* [To be done]
Return the line containing "Clone this chart in Observable Plot.", the line containing "point Temperature at", and every line between them, exactly as they stand. Output nothing else.

* [Dataset]
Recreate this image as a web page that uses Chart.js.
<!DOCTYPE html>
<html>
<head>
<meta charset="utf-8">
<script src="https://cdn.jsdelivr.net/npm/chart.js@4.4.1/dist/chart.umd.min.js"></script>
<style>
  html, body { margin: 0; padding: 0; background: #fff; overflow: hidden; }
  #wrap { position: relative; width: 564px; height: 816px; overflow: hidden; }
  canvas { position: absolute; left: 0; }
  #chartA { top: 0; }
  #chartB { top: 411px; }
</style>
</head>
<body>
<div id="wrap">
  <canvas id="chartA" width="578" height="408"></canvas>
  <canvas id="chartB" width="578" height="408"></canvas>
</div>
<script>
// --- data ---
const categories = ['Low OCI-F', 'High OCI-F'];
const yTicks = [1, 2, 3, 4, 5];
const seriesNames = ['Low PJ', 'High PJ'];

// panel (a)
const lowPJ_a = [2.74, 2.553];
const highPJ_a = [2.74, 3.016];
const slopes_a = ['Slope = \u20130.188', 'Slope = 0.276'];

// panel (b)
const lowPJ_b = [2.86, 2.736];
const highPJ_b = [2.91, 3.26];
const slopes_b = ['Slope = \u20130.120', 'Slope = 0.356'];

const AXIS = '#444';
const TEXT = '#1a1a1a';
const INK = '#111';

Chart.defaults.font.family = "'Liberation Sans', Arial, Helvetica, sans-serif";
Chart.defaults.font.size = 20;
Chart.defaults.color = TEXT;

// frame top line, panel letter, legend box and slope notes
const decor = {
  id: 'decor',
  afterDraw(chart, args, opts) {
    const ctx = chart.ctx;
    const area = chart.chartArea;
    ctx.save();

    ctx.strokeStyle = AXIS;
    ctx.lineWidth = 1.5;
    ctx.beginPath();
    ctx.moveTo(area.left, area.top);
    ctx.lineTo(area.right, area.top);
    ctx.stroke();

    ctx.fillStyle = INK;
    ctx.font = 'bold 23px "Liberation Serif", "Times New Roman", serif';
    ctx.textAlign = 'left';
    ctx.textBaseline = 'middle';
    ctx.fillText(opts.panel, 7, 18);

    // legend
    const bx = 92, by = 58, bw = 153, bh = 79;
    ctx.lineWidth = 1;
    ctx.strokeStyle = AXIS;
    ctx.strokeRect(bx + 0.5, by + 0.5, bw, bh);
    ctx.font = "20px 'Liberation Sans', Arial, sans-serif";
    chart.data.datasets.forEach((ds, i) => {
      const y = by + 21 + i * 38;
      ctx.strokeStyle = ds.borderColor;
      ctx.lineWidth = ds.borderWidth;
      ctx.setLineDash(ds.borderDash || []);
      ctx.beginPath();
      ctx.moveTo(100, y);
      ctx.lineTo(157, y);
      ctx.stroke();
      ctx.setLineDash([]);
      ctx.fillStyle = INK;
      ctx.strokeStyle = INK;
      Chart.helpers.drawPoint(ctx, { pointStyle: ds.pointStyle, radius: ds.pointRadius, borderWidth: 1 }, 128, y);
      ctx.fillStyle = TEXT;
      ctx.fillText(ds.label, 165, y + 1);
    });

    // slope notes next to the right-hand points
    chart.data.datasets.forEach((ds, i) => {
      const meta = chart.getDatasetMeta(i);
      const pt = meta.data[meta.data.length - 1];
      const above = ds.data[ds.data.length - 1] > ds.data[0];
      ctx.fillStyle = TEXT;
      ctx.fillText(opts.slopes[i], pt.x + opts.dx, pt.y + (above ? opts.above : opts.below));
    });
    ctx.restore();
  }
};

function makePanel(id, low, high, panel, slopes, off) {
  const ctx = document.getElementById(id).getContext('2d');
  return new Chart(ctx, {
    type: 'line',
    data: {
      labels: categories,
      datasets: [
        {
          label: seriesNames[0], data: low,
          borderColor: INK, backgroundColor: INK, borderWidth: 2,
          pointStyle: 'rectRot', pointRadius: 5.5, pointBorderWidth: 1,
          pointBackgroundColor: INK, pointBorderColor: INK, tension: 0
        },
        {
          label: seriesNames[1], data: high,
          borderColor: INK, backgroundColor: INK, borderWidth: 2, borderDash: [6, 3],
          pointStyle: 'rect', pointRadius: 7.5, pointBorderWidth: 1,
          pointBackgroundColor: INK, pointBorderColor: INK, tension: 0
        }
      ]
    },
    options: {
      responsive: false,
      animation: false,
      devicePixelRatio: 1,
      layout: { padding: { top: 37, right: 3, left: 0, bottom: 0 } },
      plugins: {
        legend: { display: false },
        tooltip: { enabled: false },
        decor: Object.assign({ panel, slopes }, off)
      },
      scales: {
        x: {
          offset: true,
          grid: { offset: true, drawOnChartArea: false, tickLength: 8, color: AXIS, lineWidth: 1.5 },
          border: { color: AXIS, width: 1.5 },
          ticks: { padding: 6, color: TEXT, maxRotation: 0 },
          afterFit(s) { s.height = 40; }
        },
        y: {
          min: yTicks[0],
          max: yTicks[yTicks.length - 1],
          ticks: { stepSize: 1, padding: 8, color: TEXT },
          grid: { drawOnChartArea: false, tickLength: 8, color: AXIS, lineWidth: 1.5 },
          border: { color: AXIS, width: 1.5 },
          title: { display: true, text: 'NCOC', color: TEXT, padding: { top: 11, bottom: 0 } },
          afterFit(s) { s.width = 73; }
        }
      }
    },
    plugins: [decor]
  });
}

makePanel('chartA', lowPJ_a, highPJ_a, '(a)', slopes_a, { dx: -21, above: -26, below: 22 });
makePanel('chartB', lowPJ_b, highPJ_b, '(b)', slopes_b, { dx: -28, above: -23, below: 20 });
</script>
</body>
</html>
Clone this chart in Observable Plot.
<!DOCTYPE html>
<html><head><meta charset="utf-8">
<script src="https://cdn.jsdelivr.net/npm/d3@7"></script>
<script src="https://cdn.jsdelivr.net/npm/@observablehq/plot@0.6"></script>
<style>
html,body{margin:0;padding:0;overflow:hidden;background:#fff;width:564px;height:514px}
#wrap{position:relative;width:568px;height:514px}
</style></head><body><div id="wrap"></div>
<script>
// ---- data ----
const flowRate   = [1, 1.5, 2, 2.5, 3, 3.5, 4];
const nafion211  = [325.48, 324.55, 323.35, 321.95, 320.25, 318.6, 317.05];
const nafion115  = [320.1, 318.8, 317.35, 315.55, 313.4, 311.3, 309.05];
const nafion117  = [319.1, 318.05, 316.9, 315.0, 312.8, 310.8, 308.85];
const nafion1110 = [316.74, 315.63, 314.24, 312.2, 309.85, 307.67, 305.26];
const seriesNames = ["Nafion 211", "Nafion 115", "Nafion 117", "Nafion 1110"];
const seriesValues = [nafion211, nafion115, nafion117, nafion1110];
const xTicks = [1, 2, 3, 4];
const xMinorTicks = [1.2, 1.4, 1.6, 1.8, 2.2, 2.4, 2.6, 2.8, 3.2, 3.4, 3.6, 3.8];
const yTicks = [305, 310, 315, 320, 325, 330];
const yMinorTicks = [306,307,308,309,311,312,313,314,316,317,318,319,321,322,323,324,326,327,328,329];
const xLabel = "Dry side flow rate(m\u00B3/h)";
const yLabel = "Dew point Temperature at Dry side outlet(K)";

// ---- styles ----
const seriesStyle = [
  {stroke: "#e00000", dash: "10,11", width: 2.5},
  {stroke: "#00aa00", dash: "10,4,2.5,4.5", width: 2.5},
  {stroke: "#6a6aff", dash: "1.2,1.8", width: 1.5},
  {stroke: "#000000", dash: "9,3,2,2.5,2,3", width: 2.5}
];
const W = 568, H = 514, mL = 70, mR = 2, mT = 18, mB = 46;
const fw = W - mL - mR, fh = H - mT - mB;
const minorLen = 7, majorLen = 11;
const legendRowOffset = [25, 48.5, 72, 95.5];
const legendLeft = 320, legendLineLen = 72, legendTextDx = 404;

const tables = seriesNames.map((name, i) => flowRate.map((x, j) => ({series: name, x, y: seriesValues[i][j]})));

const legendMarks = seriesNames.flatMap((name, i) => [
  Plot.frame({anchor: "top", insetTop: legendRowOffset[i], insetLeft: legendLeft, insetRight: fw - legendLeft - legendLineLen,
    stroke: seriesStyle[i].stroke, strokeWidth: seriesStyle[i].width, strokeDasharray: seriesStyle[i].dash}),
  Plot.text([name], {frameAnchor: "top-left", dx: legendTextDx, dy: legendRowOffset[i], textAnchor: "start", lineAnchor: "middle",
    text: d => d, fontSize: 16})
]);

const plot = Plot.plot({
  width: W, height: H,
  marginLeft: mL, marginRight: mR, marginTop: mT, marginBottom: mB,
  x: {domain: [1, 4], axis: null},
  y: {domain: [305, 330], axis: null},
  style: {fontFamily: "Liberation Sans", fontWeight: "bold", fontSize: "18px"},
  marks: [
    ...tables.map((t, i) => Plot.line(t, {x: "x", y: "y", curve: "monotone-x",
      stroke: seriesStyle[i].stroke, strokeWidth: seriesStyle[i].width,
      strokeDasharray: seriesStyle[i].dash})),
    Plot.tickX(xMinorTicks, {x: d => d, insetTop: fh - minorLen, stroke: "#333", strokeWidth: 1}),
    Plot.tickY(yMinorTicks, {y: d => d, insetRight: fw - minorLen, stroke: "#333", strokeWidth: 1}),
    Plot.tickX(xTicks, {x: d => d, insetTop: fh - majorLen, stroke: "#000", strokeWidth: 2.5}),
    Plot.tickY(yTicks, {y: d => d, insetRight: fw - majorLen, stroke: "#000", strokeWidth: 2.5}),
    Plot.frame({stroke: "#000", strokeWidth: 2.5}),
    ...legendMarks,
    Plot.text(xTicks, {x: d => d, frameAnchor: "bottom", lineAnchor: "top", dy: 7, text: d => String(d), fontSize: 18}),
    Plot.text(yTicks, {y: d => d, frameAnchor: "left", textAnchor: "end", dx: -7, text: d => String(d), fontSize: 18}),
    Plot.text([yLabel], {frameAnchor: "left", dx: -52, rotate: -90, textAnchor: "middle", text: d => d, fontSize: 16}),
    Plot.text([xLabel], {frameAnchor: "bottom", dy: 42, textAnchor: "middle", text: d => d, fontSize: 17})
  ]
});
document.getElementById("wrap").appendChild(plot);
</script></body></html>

* [Complete response]
Clone this chart in Observable Plot.
<!DOCTYPE html>
<html><head><meta charset="utf-8">
<script src="https://cdn.jsdelivr.net/npm/d3@7"></script>
<script src="https://cdn.jsdelivr.net/npm/@observablehq/plot@0.6"></script>
<style>
html,body{margin:0;padding:0;overflow:hidden;background:#fff;width:564px;height:514px}
#wrap{position:relative;width:568px;height:514px}
</style></head><body><div id="wrap"></div>
<script>
// ---- data ----
const flowRate   = [1, 1.5, 2, 2.5, 3, 3.5, 4];
const nafion211  = [325.48, 324.55, 323.35, 321.95, 320.25, 318.6, 317.05];
const nafion115  = [320.1, 318.8, 317.35, 315.55, 313.4, 311.3, 309.05];
const nafion117  = [319.1, 318.05, 316.9, 315.0, 312.8, 310.8, 308.85];
const nafion1110 = [316.74, 315.63, 314.24, 312.2, 309.85, 307.67, 305.26];
const seriesNames = ["Nafion 211", "Nafion 115", "Nafion 117", "Nafion 1110"];
const seriesValues = [nafion211, nafion115, nafion117, nafion1110];
const xTicks = [1, 2, 3, 4];
const xMinorTicks = [1.2, 1.4, 1.6, 1.8, 2.2, 2.4, 2.6, 2.8, 3.2, 3.4, 3.6, 3.8];
const yTicks = [305, 310, 315, 320, 325, 330];
const yMinorTicks = [306,307,308,309,311,312,313,314,316,317,318,319,321,322,323,324,326,327,328,329];
const xLabel = "Dry side flow rate(m\u00B3/h)";
const yLabel = "Dew point Temperature at Dry side outlet(K)";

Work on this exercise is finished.